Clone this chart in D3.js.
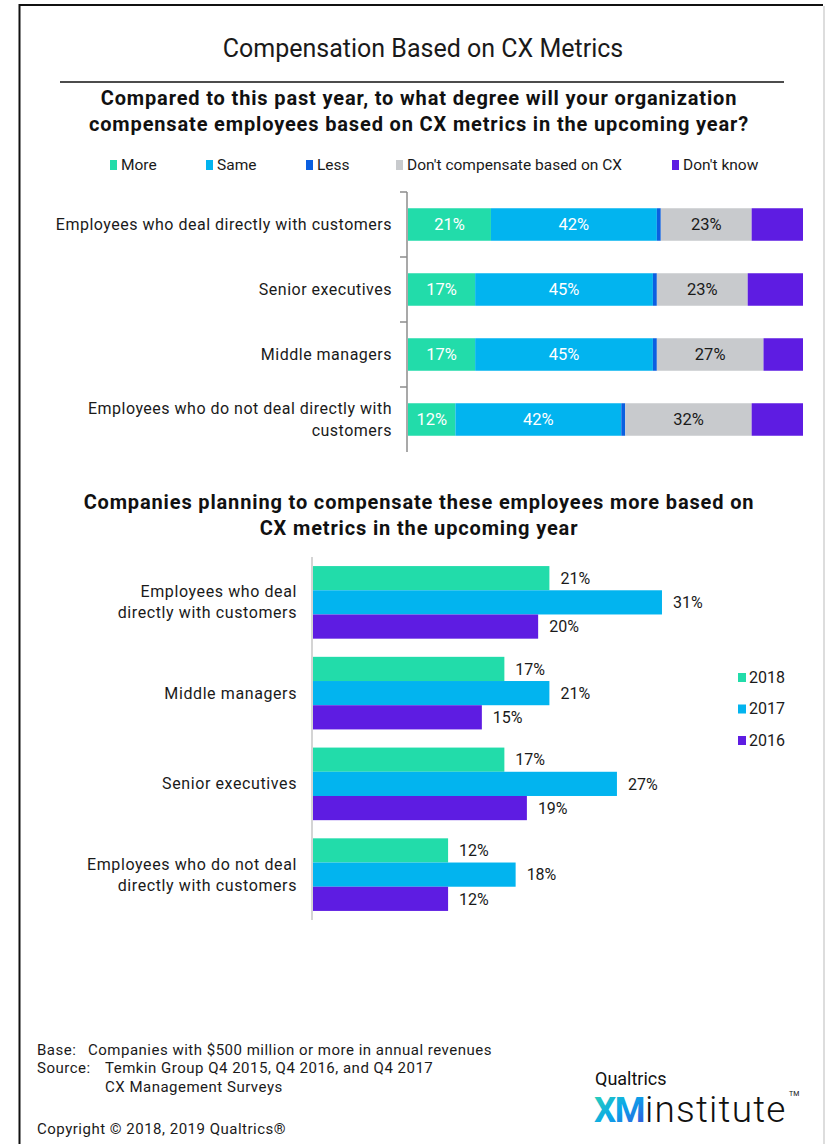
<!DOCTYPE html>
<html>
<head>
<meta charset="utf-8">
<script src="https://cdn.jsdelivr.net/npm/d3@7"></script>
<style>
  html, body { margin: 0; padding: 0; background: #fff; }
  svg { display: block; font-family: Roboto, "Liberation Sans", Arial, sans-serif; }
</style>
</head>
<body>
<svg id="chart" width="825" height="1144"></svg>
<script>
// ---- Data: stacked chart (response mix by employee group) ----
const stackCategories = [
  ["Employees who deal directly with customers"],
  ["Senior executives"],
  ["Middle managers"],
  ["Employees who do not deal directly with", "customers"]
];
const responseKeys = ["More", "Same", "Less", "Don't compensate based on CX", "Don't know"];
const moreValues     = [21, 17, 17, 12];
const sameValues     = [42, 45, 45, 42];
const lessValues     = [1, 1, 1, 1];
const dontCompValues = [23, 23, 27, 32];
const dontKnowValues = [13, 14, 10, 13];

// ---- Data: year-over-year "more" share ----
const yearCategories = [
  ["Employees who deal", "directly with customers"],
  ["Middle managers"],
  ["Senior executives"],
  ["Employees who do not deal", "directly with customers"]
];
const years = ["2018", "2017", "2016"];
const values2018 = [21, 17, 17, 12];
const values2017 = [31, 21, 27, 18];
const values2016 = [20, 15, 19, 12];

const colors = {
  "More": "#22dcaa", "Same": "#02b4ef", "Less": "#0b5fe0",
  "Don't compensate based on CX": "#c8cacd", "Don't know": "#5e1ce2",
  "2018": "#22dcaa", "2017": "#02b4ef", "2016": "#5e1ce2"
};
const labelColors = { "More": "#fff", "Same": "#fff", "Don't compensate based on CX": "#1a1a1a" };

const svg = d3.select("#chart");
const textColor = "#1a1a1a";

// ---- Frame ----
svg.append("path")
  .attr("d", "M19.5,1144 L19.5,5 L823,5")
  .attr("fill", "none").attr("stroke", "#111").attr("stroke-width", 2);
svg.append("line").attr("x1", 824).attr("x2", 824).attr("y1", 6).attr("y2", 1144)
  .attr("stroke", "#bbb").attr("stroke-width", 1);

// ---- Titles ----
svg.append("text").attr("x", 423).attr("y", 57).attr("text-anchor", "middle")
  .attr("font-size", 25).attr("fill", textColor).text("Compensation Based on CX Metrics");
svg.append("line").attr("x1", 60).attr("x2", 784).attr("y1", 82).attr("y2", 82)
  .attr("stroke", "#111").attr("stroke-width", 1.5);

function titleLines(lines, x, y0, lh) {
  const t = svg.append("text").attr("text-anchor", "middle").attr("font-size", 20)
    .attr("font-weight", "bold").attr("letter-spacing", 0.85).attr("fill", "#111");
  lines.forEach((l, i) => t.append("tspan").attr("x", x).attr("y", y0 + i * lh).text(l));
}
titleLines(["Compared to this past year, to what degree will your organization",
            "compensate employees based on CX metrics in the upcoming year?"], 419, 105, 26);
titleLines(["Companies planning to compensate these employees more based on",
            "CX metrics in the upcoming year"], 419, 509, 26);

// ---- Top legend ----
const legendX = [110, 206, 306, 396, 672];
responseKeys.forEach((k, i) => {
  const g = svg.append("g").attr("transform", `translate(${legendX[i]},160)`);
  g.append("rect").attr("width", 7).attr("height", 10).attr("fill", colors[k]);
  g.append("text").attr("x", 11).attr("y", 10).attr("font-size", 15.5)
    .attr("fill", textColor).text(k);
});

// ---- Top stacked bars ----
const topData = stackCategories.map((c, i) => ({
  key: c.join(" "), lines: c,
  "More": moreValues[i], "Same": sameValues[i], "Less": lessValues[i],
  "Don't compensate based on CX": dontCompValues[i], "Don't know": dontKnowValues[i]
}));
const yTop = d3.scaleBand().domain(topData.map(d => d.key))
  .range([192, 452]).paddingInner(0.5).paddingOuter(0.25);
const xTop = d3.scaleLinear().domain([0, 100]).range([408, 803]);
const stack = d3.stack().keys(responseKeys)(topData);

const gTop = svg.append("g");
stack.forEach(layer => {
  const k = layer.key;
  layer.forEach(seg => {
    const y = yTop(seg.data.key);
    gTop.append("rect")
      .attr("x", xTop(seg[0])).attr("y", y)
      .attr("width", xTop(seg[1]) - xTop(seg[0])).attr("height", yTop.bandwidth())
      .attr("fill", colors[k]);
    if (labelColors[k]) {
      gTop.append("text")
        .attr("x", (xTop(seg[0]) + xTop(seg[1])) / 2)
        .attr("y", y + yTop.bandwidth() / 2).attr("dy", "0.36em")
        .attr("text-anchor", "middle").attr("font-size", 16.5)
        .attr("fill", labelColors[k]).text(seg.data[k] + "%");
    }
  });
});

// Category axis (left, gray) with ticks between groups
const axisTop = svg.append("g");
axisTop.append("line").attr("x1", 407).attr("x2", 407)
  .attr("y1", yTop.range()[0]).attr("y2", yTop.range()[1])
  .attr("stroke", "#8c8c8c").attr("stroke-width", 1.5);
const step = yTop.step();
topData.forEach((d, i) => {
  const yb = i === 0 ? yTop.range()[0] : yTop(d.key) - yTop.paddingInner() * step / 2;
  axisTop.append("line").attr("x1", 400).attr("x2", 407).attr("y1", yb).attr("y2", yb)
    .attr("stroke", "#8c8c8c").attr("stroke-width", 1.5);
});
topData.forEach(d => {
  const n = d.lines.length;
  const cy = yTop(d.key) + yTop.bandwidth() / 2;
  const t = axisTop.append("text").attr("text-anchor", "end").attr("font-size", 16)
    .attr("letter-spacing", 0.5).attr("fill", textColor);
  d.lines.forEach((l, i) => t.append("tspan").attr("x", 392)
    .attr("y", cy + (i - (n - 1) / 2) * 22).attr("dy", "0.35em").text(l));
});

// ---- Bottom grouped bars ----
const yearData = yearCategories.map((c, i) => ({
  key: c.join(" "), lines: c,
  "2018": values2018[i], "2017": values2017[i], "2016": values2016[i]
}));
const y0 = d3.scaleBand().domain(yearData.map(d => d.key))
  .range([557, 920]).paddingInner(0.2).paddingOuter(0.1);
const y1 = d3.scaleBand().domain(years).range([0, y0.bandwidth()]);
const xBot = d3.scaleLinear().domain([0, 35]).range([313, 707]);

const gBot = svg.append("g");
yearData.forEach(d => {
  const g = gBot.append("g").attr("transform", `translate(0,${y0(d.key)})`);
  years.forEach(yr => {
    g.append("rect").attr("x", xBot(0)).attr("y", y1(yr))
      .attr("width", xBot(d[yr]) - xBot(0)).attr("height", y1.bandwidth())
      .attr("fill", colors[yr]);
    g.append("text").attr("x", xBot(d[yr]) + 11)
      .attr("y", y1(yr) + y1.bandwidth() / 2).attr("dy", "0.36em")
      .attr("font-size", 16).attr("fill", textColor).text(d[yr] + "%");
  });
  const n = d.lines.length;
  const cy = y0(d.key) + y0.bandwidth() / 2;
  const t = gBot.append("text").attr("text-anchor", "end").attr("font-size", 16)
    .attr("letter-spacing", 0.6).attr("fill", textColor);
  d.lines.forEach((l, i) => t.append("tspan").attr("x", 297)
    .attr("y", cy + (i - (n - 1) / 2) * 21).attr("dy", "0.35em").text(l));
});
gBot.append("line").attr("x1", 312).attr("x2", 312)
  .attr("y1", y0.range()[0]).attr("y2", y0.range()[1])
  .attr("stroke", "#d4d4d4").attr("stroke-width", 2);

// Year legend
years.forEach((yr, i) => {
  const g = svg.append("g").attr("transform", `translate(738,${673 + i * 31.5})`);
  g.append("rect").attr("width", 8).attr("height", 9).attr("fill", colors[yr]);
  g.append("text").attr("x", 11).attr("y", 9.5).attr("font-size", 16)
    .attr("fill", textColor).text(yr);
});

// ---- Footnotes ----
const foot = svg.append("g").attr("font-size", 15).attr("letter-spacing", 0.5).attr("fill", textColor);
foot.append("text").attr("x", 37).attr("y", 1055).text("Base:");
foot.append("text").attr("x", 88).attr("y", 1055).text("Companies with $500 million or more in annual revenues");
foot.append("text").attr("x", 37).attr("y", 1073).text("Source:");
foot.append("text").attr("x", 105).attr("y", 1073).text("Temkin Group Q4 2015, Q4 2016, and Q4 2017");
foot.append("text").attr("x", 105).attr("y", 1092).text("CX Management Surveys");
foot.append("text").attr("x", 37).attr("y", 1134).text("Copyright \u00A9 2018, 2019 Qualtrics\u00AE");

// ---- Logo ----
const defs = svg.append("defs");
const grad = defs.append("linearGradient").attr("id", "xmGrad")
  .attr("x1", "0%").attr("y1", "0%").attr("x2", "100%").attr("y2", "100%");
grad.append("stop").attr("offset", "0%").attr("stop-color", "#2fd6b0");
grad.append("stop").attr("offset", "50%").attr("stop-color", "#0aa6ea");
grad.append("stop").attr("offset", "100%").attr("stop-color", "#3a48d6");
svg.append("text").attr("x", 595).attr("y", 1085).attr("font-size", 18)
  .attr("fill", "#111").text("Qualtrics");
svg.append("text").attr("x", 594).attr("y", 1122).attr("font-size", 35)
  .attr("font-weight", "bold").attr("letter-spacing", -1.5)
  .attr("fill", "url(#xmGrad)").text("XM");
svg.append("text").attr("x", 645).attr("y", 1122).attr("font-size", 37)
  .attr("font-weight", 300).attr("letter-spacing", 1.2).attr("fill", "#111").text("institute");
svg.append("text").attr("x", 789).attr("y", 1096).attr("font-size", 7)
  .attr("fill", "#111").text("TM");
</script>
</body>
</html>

==================================================

Problem to work on — How many lines in the listing above contain "chart"? Answer with the number alone.

Answer for this exercise — 4